What number of lines hold the word "with"? State that number and nothing besides.
>> start DATASET RECORDS
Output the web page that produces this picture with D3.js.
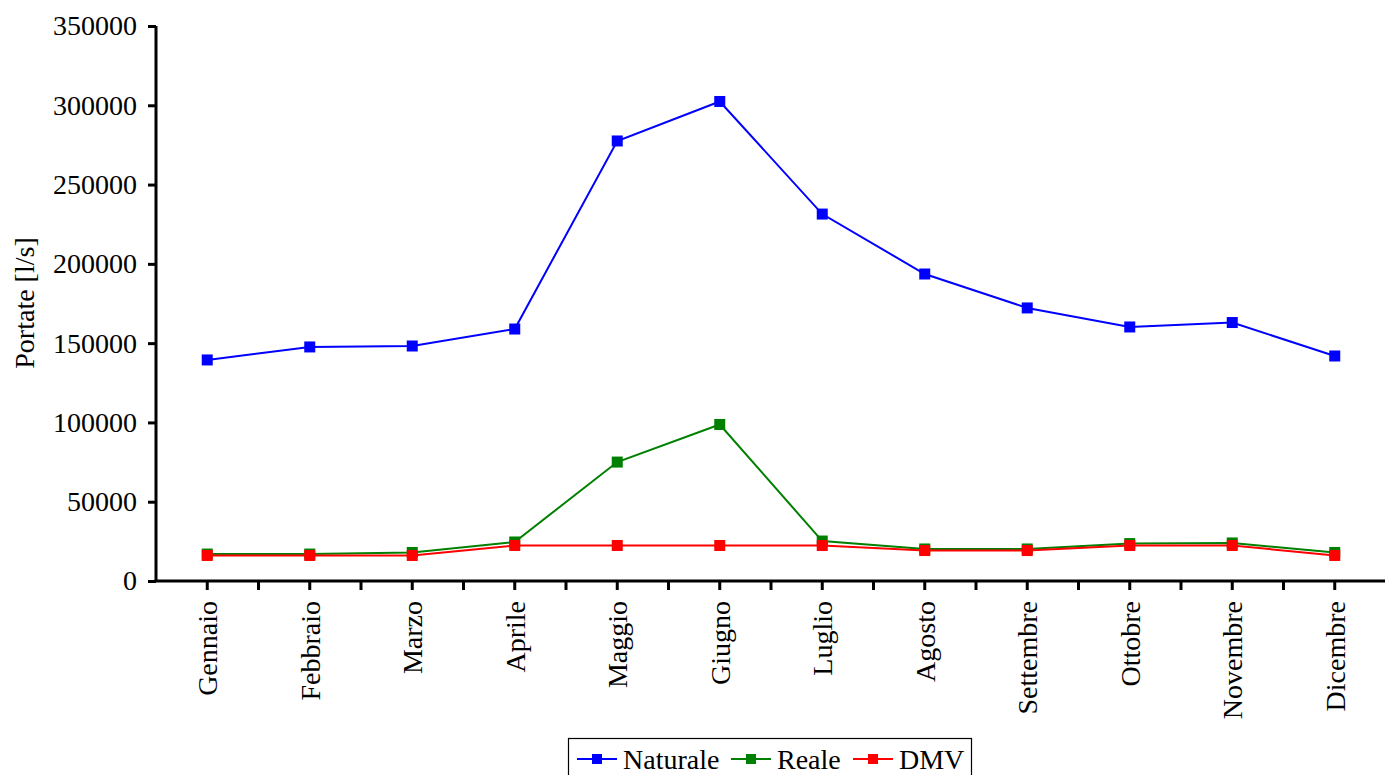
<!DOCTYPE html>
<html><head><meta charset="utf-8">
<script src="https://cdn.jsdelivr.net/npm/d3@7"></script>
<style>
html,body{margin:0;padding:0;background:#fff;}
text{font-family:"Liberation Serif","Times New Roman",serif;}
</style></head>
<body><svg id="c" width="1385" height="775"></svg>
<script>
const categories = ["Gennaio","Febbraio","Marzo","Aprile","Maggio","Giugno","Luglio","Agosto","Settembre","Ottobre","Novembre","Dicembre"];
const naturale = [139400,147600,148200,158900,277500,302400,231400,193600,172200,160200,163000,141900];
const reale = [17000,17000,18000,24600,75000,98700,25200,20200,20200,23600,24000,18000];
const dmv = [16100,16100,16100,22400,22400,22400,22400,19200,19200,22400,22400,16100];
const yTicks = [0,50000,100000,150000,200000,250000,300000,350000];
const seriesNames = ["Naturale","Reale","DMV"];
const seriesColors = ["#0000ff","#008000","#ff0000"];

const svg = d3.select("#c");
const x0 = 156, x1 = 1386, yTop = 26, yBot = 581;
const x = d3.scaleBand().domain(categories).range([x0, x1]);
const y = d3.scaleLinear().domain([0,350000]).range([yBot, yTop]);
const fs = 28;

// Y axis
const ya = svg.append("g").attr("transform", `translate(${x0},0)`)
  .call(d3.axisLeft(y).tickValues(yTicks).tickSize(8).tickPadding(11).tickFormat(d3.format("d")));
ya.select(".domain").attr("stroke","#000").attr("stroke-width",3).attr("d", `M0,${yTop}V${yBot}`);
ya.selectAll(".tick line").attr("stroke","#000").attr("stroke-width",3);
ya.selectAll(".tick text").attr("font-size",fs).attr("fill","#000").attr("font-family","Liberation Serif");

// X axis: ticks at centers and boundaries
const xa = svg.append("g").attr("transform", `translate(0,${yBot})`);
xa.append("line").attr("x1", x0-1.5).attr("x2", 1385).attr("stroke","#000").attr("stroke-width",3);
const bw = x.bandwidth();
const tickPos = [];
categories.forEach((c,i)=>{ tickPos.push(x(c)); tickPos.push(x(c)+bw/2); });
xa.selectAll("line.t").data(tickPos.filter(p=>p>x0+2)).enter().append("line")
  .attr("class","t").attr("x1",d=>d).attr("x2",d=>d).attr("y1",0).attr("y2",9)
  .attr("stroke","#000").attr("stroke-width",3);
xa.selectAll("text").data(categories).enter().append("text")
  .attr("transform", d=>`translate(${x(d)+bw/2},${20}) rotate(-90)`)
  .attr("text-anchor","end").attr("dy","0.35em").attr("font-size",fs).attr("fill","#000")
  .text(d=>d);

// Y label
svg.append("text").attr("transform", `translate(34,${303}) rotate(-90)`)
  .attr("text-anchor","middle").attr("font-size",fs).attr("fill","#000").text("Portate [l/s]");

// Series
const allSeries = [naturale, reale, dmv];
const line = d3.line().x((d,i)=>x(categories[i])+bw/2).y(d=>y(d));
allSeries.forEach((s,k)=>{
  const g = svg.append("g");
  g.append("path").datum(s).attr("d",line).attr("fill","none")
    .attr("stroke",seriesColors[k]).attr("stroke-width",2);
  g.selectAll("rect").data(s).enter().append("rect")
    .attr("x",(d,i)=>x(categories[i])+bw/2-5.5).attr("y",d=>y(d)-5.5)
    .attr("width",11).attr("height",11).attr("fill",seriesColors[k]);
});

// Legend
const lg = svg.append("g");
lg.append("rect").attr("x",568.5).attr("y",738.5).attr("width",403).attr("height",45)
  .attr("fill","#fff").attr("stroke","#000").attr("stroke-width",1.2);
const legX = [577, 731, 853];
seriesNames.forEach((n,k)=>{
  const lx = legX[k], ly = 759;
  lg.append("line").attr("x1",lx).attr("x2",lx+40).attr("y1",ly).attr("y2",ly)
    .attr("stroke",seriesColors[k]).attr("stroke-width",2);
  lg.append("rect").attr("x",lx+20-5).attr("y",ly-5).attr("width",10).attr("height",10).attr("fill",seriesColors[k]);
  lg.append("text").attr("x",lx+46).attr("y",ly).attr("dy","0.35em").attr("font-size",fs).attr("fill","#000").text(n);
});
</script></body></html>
>> end DATASET RECORDS
>> start DATASET RECORDS
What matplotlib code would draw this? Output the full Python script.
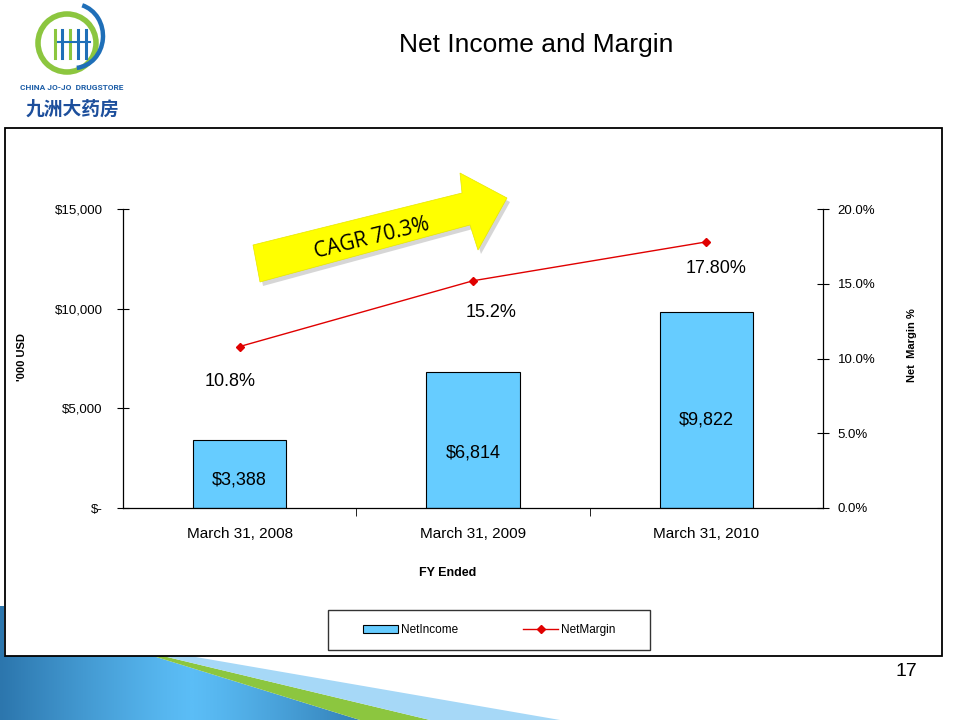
>> end DATASET RECORDS
>> start DATASET RECORDS
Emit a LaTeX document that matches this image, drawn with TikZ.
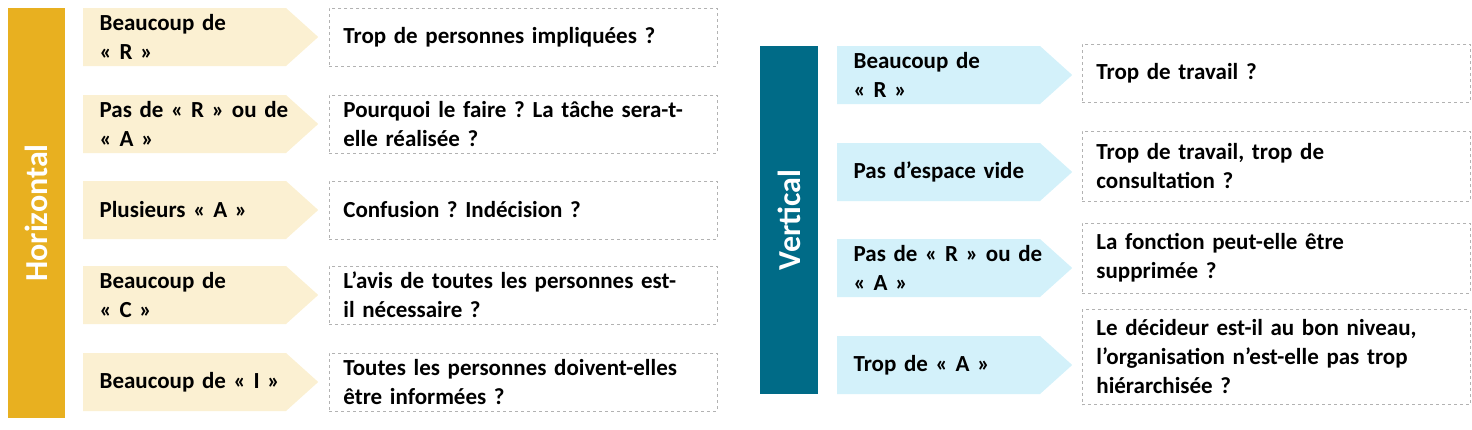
>> end DATASET RECORDS
THE OUTPUT =
2